ES CURIOSA LA ASOCIACIÓN de estos pequeños relatos: un cofre, “Let It Be”, lo que no fue y no fui. Infancia enmascarada, adultez reinventada. “Blowin’ In The Wind”.

EL 2020 se ha sentido como una eterna sesión de psicoanálisis. Pero en medio del caos, en el encierro, también recordé mi primer beso precoz. El chico que me gustaba me había mandado una carta que aquí tengo en un cajón. Me citó en el parque, ya sabía para qué. Chocamos narices, acercamos labios, abrimos bocas. Torpes e inexpertos metimos las lenguas, sentí el corazón acelerado martilleándome el pecho. Probé su saliva y percibí un raro y nuevo cosquilleo allá abajo. Saqué una navaja, siempre la cargo en la bolsa para defenderme de los ladrones, o del amor. Lo miré fijamente a los ojos, lo tomé de la mano. Sin avisar, le hice un corte en el dedo, después en el mío. Los juntamos. Mezclamos las sangres para sellar el secreto y luego chupamos las gotas restantes. “Si lo platicas, óyeme bien, te entierro esto en la garganta”.

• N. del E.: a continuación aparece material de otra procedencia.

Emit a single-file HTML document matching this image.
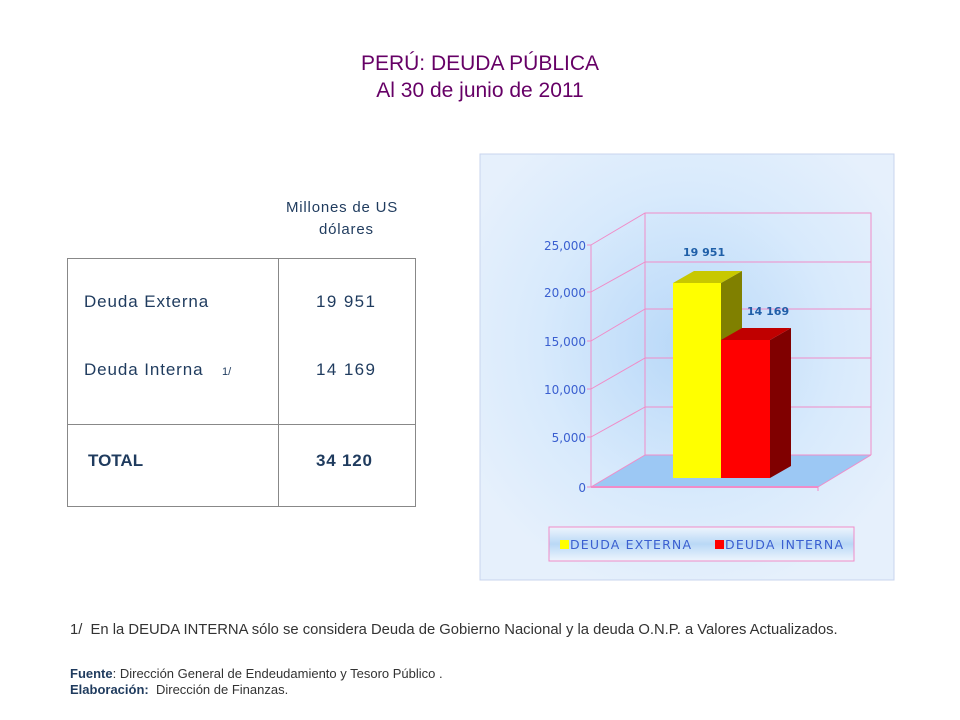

EL ÚLTIMO BESO que di, tú sabes quién eres, nunca debió de pasar. Y no por las normas para impedir la transmisión del Covid-19 sino por otras razones muy evidentes y que te encanta ignorar. Tú sujetándome de la cintura, yo buscando mi navaja protectora. Me aprisionaste con fuerza, y no pude huir de la caza. Fue un instante sin consciencia, olvidamos la tragedia del virus. Los detalles se me escurren por el cuerpo, pero sigo con el necio afán de capturarlo todo en el recóndito baúl de la memoria, atiborrarlo de ti y de mí, de heridas, sonrisas, de mis objetos perdidos.

How many deaths will it take ‘til he knows

That too many people have died?

No sé cómo festejar la Navidad ni la llegada del 2021. No sé cómo evocar a mis muertos o abrazar a los vivos. Lo que aseguro es que el año entrante no voy a guardar experiencias en ningún recipiente. Voy a vivirlas. Cuando acabe la pandemia deseo salir, escribir más y mejor, dejar de esconderme. Quiero contar mis historias llenas de historias, presentes felices, hablar de los besos que he dado y daré, de lengua, sin contagio y sin cubrebocas.